** BEGIN **

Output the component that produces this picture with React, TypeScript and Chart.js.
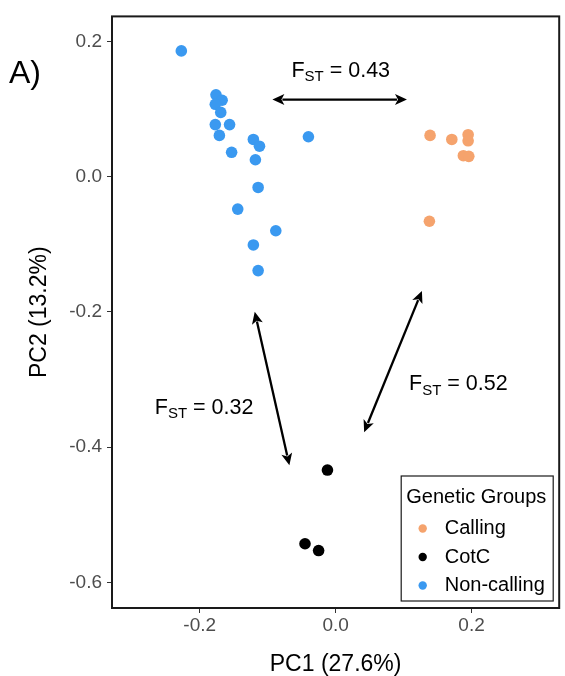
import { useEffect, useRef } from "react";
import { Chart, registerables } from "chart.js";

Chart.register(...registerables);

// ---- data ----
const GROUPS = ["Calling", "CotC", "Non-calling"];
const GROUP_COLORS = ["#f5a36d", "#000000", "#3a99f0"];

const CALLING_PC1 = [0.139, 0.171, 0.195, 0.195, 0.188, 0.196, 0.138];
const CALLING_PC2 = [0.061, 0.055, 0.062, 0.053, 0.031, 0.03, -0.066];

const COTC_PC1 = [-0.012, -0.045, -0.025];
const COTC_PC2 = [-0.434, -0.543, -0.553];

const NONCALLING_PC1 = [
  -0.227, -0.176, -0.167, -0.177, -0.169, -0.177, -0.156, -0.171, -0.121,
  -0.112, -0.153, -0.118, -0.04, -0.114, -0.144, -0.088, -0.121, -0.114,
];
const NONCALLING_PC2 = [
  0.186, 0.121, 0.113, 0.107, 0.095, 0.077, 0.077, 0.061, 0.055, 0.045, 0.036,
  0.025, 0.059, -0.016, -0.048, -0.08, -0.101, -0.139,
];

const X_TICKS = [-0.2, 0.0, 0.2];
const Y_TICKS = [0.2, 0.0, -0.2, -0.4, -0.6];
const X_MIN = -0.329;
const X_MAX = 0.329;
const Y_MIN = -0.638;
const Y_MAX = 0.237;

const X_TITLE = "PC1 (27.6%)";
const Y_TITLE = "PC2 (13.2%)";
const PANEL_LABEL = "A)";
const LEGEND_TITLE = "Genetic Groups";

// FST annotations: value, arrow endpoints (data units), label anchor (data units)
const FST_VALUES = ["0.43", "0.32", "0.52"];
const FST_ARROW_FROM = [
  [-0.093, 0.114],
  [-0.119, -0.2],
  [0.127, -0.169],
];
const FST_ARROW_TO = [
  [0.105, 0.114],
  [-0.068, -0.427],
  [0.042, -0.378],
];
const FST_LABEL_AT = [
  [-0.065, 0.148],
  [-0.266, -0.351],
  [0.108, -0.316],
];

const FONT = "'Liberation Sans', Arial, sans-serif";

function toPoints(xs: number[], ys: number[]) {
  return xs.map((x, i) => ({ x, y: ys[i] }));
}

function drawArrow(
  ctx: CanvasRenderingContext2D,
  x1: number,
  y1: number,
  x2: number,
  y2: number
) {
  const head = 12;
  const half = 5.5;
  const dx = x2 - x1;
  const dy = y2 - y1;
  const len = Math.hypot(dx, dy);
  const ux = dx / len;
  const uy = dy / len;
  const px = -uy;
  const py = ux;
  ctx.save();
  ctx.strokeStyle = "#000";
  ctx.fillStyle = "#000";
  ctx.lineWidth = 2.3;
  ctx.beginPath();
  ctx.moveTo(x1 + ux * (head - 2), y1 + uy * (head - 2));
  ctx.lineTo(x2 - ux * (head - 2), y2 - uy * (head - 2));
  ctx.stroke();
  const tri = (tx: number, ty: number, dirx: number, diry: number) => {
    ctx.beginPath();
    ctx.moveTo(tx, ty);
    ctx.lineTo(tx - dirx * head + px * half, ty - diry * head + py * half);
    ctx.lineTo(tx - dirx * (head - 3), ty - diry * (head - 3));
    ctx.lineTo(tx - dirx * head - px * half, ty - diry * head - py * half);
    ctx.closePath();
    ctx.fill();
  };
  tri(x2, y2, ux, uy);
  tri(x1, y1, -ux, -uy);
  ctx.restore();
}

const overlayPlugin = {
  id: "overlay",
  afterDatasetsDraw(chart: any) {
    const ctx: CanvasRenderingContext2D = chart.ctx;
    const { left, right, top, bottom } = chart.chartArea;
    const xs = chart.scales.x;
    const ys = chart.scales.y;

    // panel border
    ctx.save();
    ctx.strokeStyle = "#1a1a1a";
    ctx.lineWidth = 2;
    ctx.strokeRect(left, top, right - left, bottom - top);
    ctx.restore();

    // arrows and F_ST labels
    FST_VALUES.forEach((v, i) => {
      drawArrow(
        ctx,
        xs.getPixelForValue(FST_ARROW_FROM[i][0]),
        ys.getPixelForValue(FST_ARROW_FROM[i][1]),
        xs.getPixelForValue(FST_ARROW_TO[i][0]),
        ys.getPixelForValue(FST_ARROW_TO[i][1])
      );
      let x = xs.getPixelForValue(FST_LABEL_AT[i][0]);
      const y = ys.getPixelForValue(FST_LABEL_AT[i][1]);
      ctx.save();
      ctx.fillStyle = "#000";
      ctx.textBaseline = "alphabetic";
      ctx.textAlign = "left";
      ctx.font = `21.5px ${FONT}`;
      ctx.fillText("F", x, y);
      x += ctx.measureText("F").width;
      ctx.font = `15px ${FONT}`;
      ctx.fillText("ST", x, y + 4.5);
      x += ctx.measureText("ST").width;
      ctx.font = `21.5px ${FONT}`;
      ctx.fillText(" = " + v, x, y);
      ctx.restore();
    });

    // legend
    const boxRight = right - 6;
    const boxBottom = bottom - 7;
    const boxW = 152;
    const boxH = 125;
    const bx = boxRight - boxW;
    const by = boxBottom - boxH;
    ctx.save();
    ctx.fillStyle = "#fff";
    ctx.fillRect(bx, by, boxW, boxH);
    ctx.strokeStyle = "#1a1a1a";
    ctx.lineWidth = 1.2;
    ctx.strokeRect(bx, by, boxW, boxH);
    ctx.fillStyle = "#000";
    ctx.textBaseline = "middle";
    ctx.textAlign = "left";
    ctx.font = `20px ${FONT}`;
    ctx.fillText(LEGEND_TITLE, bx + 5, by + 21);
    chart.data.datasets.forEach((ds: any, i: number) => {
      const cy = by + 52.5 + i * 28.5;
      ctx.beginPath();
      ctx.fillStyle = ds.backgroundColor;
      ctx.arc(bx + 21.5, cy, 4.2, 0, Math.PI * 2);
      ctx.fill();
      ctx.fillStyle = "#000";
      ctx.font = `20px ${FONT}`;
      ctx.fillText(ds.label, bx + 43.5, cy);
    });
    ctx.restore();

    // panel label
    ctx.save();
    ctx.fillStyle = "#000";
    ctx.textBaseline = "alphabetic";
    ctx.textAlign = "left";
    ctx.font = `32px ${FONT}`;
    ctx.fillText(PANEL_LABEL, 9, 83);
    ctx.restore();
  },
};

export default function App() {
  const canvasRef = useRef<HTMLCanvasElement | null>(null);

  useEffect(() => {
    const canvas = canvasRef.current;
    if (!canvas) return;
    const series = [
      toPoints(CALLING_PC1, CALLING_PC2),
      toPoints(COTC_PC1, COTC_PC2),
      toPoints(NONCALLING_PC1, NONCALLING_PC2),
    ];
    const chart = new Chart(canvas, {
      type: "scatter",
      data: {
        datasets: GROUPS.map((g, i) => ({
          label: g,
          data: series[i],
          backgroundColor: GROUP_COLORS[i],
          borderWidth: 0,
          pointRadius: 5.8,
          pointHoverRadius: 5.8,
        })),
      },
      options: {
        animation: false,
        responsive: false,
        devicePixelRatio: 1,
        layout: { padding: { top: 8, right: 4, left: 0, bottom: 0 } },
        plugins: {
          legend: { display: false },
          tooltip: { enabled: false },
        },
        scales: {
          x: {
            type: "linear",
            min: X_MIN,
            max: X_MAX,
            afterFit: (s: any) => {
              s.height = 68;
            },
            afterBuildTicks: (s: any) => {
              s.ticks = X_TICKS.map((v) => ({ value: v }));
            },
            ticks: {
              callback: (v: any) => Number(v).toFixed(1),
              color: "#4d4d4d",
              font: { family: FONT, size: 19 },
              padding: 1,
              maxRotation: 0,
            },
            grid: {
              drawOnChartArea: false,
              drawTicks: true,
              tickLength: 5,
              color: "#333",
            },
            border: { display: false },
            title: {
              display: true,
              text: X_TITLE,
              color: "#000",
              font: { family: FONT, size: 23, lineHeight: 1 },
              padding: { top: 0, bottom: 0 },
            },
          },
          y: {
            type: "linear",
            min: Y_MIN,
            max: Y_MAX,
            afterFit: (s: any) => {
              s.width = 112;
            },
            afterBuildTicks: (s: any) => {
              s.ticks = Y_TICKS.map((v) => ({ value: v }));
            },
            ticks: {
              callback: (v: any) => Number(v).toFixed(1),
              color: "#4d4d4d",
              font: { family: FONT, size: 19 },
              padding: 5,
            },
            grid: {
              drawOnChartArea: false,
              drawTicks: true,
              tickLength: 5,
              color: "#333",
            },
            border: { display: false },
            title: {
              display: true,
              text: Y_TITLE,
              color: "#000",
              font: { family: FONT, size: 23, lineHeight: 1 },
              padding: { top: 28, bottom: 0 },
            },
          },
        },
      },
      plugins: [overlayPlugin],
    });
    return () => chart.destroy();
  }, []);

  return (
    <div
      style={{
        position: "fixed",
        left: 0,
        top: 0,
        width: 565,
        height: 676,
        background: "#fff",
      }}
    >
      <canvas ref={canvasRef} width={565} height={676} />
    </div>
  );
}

** END **

* **THE REQUEST**
Return nothing but the lines running from the start of the data to the line with "const COTC_PC2 = [-0.434, -0.543, -0.553];", please, both ends included and no pictures.

* **EXERCISE RESPONSE**
Output the component that produces this picture with React, TypeScript and Chart.js.
import { useEffect, useRef } from "react";
import { Chart, registerables } from "chart.js";

Chart.register(...registerables);

// ---- data ----
const GROUPS = ["Calling", "CotC", "Non-calling"];
const GROUP_COLORS = ["#f5a36d", "#000000", "#3a99f0"];

const CALLING_PC1 = [0.139, 0.171, 0.195, 0.195, 0.188, 0.196, 0.138];
const CALLING_PC2 = [0.061, 0.055, 0.062, 0.053, 0.031, 0.03, -0.066];

const COTC_PC1 = [-0.012, -0.045, -0.025];
const COTC_PC2 = [-0.434, -0.543, -0.553];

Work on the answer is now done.